But the book is not without flaws. I cringed, but persevered, after Johnston asserted that the Squamish Nation is a matriarchial society (11). Traditionally it was not governed by women and descent was not reckoned solely in the female line.
Johnston warns that the reader may not agree with everything Mazie Baker says or believes (10) and this is certainly my experience.
I did my best to ignore Mazie's uninformed views on the linguistically accurate and well-accepted Squamish orthography (spelling system) (75).
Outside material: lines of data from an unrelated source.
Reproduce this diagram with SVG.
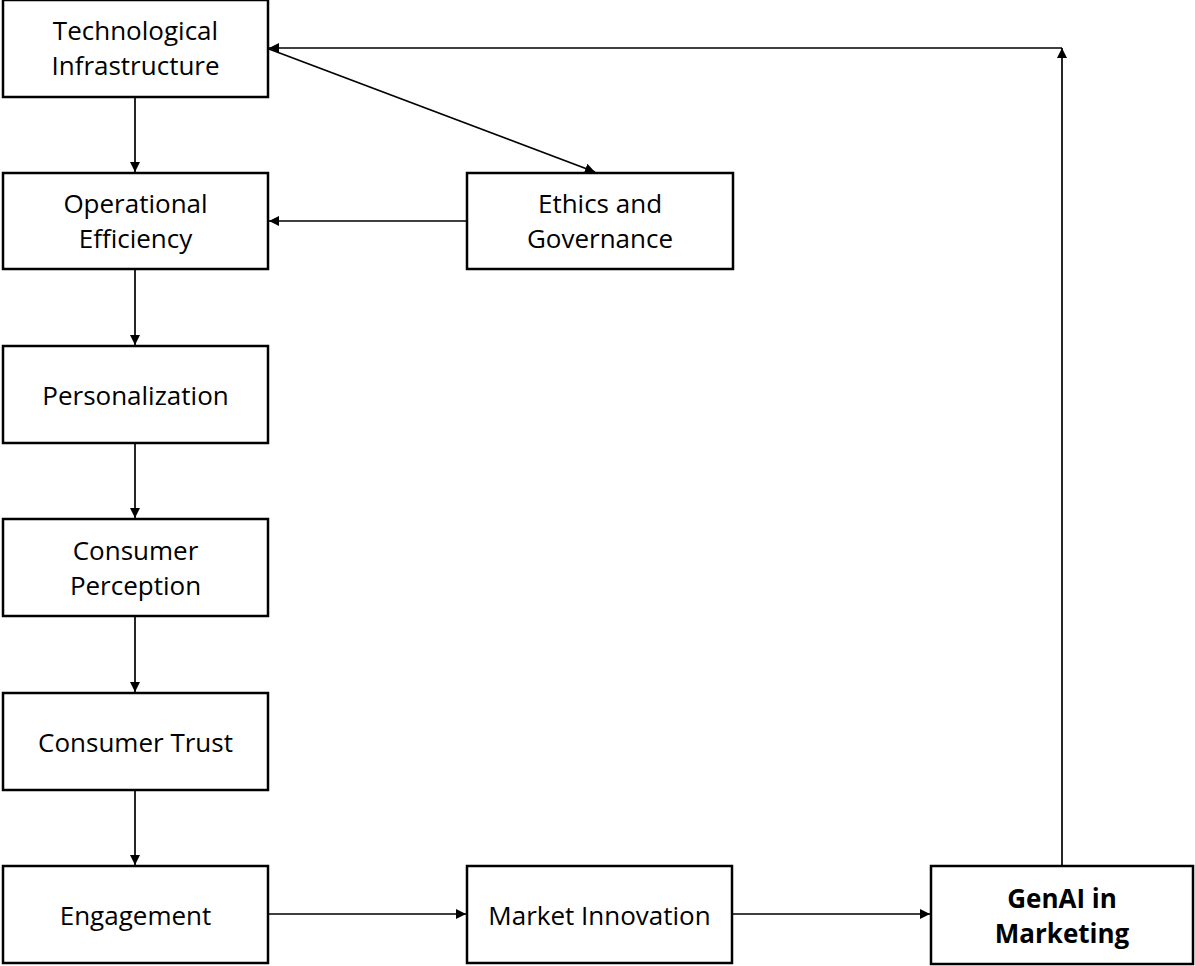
<svg xmlns="http://www.w3.org/2000/svg" width="1195" height="966" viewBox="0 0 1195 966">
  <style>
    .box { fill: #ffffff; stroke: #000000; stroke-width: 2.5; }
    .lbl { font-family: "Open Sans", "Liberation Sans", sans-serif; font-size: 26px; fill: #000000; text-anchor: middle; }
    .bold { font-weight: bold; }
    .conn { fill: none; stroke: #000000; stroke-width: 1.7; }
  </style>
  <defs>
    <marker id="arrow" viewBox="0 0 10 10" refX="10" refY="5" markerWidth="10" markerHeight="10" markerUnits="userSpaceOnUse" orient="auto">
      <path d="M0,0 L10,5 L0,10 Z" fill="#000000"/>
    </marker>
  </defs>
  <rect width="1195" height="966" fill="#ffffff"/>

  <g id="connectors">
    <line class="conn" x1="135" y1="97" x2="135" y2="172" marker-end="url(#arrow)"/>
    <line class="conn" x1="135" y1="269" x2="135" y2="345" marker-end="url(#arrow)"/>
    <line class="conn" x1="135" y1="443" x2="135" y2="518" marker-end="url(#arrow)"/>
    <line class="conn" x1="135" y1="616" x2="135" y2="692" marker-end="url(#arrow)"/>
    <line class="conn" x1="135" y1="790" x2="135" y2="865" marker-end="url(#arrow)"/>
    <line class="conn" x1="466" y1="221" x2="269" y2="221" marker-end="url(#arrow)"/>
    <line class="conn" x1="269" y1="49" x2="595" y2="172" marker-end="url(#arrow)"/>
    <line class="conn" x1="268" y1="914" x2="466" y2="914" marker-end="url(#arrow)"/>
    <line class="conn" x1="732" y1="914" x2="930" y2="914" marker-end="url(#arrow)"/>
    <line class="conn" x1="1062" y1="866" x2="1062" y2="48" marker-end="url(#arrow)"/>
    <line class="conn" x1="1062" y1="48" x2="269" y2="48" marker-end="url(#arrow)"/>
  </g>

  <g id="technological-infrastructure">
    <rect class="box" x="3" y="0" width="265" height="97"/>
    <text class="lbl" x="135.5" y="40">Technological</text>
    <text class="lbl" x="135.5" y="75">Infrastructure</text>
  </g>
  <g id="operational-efficiency">
    <rect class="box" x="3" y="173" width="265" height="96"/>
    <text class="lbl" x="135.5" y="213">Operational</text>
    <text class="lbl" x="135.5" y="248">Efficiency</text>
  </g>
  <g id="ethics-governance">
    <rect class="box" x="467" y="173" width="266" height="96"/>
    <text class="lbl" x="600" y="213">Ethics and</text>
    <text class="lbl" x="600" y="248">Governance</text>
  </g>
  <g id="personalization">
    <rect class="box" x="3" y="346" width="265" height="97"/>
    <text class="lbl" x="135.5" y="405">Personalization</text>
  </g>
  <g id="consumer-perception">
    <rect class="box" x="3" y="519" width="265" height="97"/>
    <text class="lbl" x="135.5" y="560">Consumer</text>
    <text class="lbl" x="135.5" y="595">Perception</text>
  </g>
  <g id="consumer-trust">
    <rect class="box" x="3" y="693" width="265" height="97"/>
    <text class="lbl" x="135.5" y="752">Consumer Trust</text>
  </g>
  <g id="engagement">
    <rect class="box" x="3" y="866" width="265" height="97"/>
    <text class="lbl" x="135.5" y="925">Engagement</text>
  </g>
  <g id="market-innovation">
    <rect class="box" x="467" y="866" width="265" height="97"/>
    <text class="lbl" x="599.5" y="925">Market Innovation</text>
  </g>
  <g id="genai-marketing">
    <rect class="box" x="931" y="866" width="262" height="98"/>
    <text class="lbl bold" x="1062" y="908">GenAI in</text>
    <text class="lbl bold" x="1062" y="943">Marketing</text>
  </g>
</svg>
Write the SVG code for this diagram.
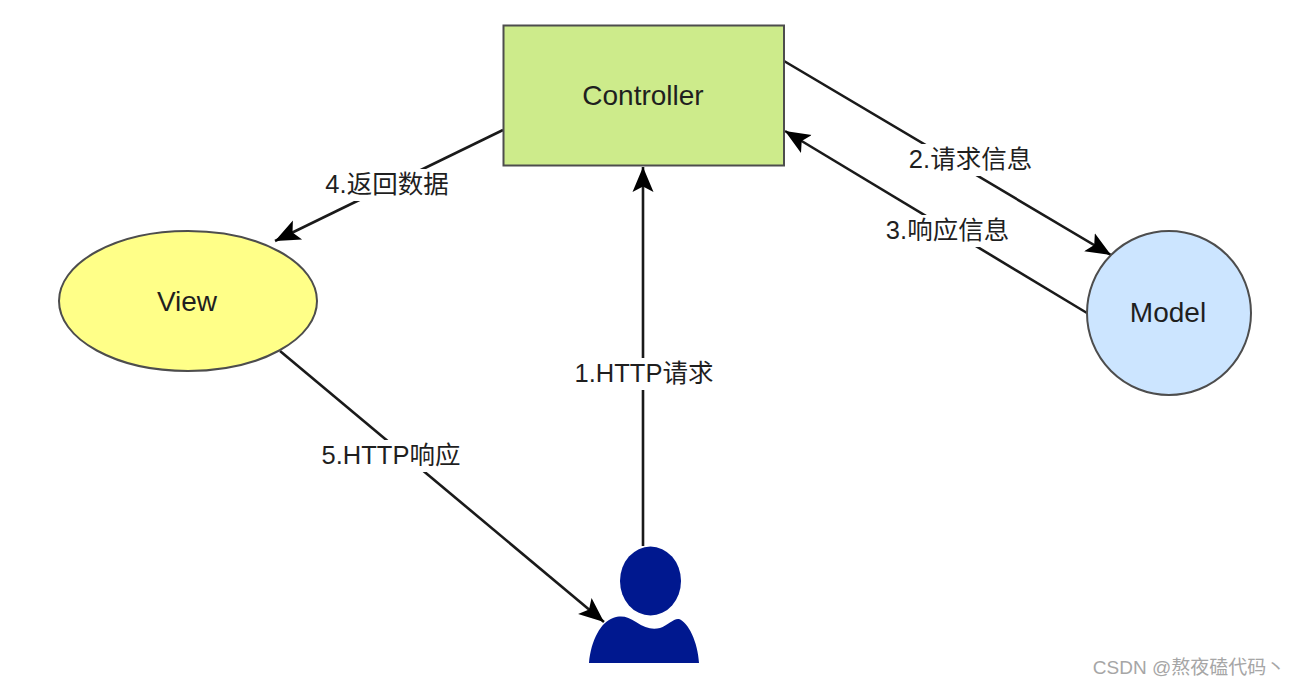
<svg xmlns="http://www.w3.org/2000/svg" width="1294" height="687" viewBox="0 0 1294 687">
<style>
.n{stroke:#4d4d4d;stroke-width:2}
text{font-family:"Liberation Sans","Noto Sans CJK SC",sans-serif;fill:#1f1f1f;text-anchor:middle}
.t{font-size:28px}
.l{font-size:25.500px}
.c{fill:none;stroke:#1a1a1a;stroke-width:2.600;marker-end:url(#a)}
.b{fill:#fff;stroke:none}
</style>
<defs>
<marker id="a" markerUnits="userSpaceOnUse" markerWidth="30" markerHeight="26" refX="25" refY="13" orient="auto">
<path d="M0 2.500 L25 13 L0 23.500 L5.500 13 Z" fill="#000"/>
</marker>
</defs>
<rect width="1294" height="687" fill="#fff"/>
<g id="connectors">
<path class="c" d="M643 546V167"/>
<path class="c" d="M784 61L1111 255"/>
<path class="c" d="M1087 313L785 131"/>
<path class="c" d="M503 130L275 241"/>
<path class="c" d="M280 351L604 622"/>
</g>
<g id="label-1"><rect class="b" x="574" y="358" width="140" height="32"/><text class="l" x="644" y="382">1.HTTP请求</text></g>
<g id="label-2"><rect class="b" x="907" y="144" width="127" height="32"/><text class="l" x="970.500" y="168">2.请求信息</text></g>
<g id="label-3"><rect class="b" x="884" y="215" width="127" height="32"/><text class="l" x="947.500" y="239">3.响应信息</text></g>
<g id="label-4"><rect class="b" x="323" y="169" width="127" height="32"/><text class="l" x="387" y="193">4.返回数据</text></g>
<g id="label-5"><rect class="b" x="320" y="440" width="142" height="32"/><text class="l" x="391" y="464">5.HTTP响应</text></g>
<g id="controller"><rect class="n" x="503.500" y="25.500" width="280.500" height="140" fill="#cdeb8b"/><text class="t" x="643" y="105">Controller</text></g>
<g id="view"><ellipse class="n" cx="188" cy="301" rx="129" ry="70" fill="#ffff88"/><text class="t" x="187" y="311">View</text></g>
<g id="model"><circle class="n" cx="1169" cy="313" r="82" fill="#cce5ff"/><text class="t" x="1168" y="322">Model</text></g>
<g id="user">
<ellipse cx="650.500" cy="581" rx="30.500" ry="34.500" fill="#00188f"/>
<path d="M589 663C591 640 601 622 613 618C622 615 628 617 636 622C645 628 652 630 660 628C668 625 674 618 679 619C688 622 698 642 699 663Z" fill="#00188f"/>
</g>
<text x="1189" y="674" style="font-size:19px;fill:#a6a6a6">CSDN @熬夜磕代码丶</text>
</svg>
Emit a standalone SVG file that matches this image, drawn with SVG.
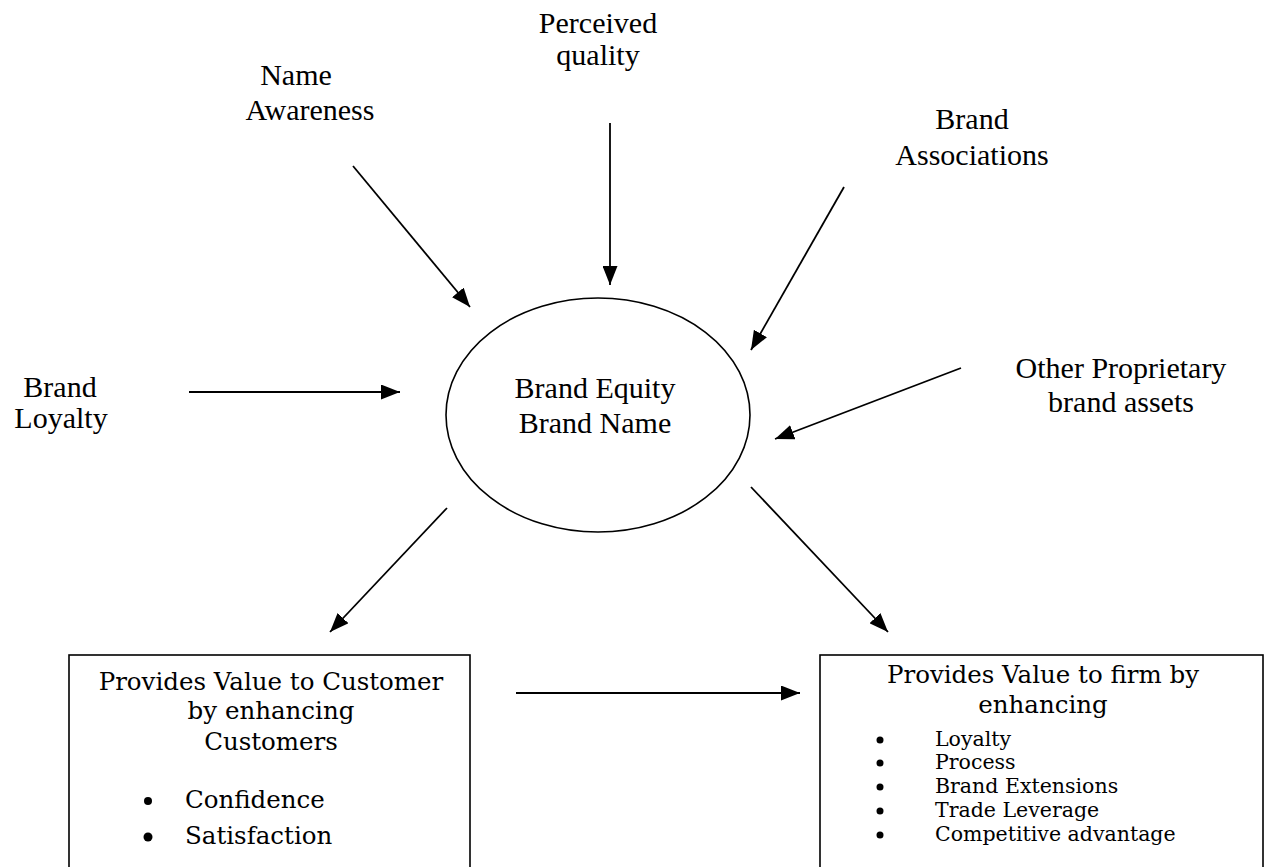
<svg xmlns="http://www.w3.org/2000/svg" width="1265" height="867" viewBox="0 0 1265 867">
<style>
.t{font-family:"Liberation Serif","Times New Roman",serif;font-size:30px;fill:#000;text-anchor:middle}
.b{font-family:"DejaVu Serif","Bookman Old Style",serif;font-size:24.5px;fill:#000}
.s{font-family:"DejaVu Serif","Bookman Old Style",serif;font-size:20.5px;fill:#000}
.c{text-anchor:middle}
.ln{stroke:#000;stroke-width:1.8;fill:none;marker-end:url(#ah)}
.sh{stroke:#000;stroke-width:1.6;fill:#fff}
</style>
<defs>
<marker id="ah" markerUnits="userSpaceOnUse" markerWidth="19" markerHeight="15" refX="19" refY="7.5" orient="auto">
<path d="M0,0 L19,7.5 L0,15 z" fill="#000"/>
</marker>
</defs>
<rect width="1265" height="867" fill="#fff"/>
<g id="connectors">
<line class="ln" x1="353" y1="166" x2="470" y2="307"/>
<line class="ln" x1="610" y1="123" x2="610" y2="285"/>
<line class="ln" x1="844" y1="187" x2="751" y2="350"/>
<line class="ln" x1="189" y1="392" x2="400" y2="392"/>
<line class="ln" x1="961" y1="368" x2="775" y2="439"/>
<line class="ln" x1="447" y1="508" x2="330" y2="632"/>
<line class="ln" x1="751" y1="487" x2="888" y2="632"/>
<line class="ln" x1="516" y1="693" x2="800" y2="693"/>
</g>
<g id="name-awareness">
<text class="t" x="296" y="85">Name</text>
<text class="t" x="310" y="120">Awareness</text>
</g>
<g id="perceived-quality">
<text class="t" x="598" y="33">Perceived</text>
<text class="t" x="598" y="65">quality</text>
</g>
<g id="brand-associations">
<text class="t" x="972" y="129">Brand</text>
<text class="t" x="972" y="165">Associations</text>
</g>
<g id="brand-loyalty">
<text class="t" x="60" y="397">Brand</text>
<text class="t" x="61" y="428">Loyalty</text>
</g>
<g id="other-assets">
<text class="t" x="1121" y="378">Other Proprietary</text>
<text class="t" x="1121" y="412">brand assets</text>
</g>
<g id="brand-equity">
<ellipse class="sh" cx="598" cy="415" rx="152" ry="117"/>
<text class="t" x="595" y="398">Brand Equity</text>
<text class="t" x="595" y="433">Brand Name</text>
</g>
<g id="customer-value">
<rect class="sh" x="69" y="655" width="401" height="230"/>
<text class="b c" x="271" y="690">Provides Value to Customer</text>
<text class="b c" x="271" y="719">by enhancing</text>
<text class="b c" x="271" y="750">Customers</text>
<circle cx="148" cy="801" r="4"/>
<text class="b" x="185" y="808">Confidence</text>
<circle cx="148" cy="837" r="4.5"/>
<text class="b" x="185" y="844">Satisfaction</text>
</g>
<g id="firm-value">
<rect class="sh" x="820" y="655" width="443" height="230"/>
<text class="b c" x="1043" y="683">Provides Value to firm by</text>
<text class="b c" x="1043" y="713">enhancing</text>
<circle cx="880" cy="740" r="3.5"/>
<text class="s" x="935" y="746">Loyalty</text>
<circle cx="880" cy="763" r="3.5"/>
<text class="s" x="935" y="769">Process</text>
<circle cx="880" cy="787" r="3.5"/>
<text class="s" x="935" y="793">Brand Extensions</text>
<circle cx="880" cy="811" r="3.5"/>
<text class="s" x="935" y="817">Trade Leverage</text>
<circle cx="880" cy="835" r="3.5"/>
<text class="s" x="935" y="841">Competitive advantage</text>
</g>
</svg>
I kept waiting for the promised hard-hitting expose of malfeasance in the administration of Squamish affairs by the Department of Indian Affairs and, as I had been led to believe, by the Squamish Nation itself.
Mazie Baker's parents and father-in-law had always encouraged her, as a feisty and outspoken individual, always to stand up for herself. Though illiterate, she relied upon her memory and personal contact with others in the community to form her opinions and rally support.
Accompanying fellow Squamish parent Jackie Gonzales and a handful of other concerned members, Mazie led a protest and slowed traffic to advocate for a traffic light, thereby increasing Squamish students' road safety, a commendable act that required great perseverance to navigate the local bureaucracy.
It also required a court appearance to have dismissed the City of North Vancouver's ill-considered injunction to stop the protest and a sensible judge to send the parties off to resolve the "ridiculous"; debacle in favour of the demonstrators. Mazie also fought for a school bus and road bumps, issues that became, according to Johnston, training for her battles with the Squamish Council that lay ahead.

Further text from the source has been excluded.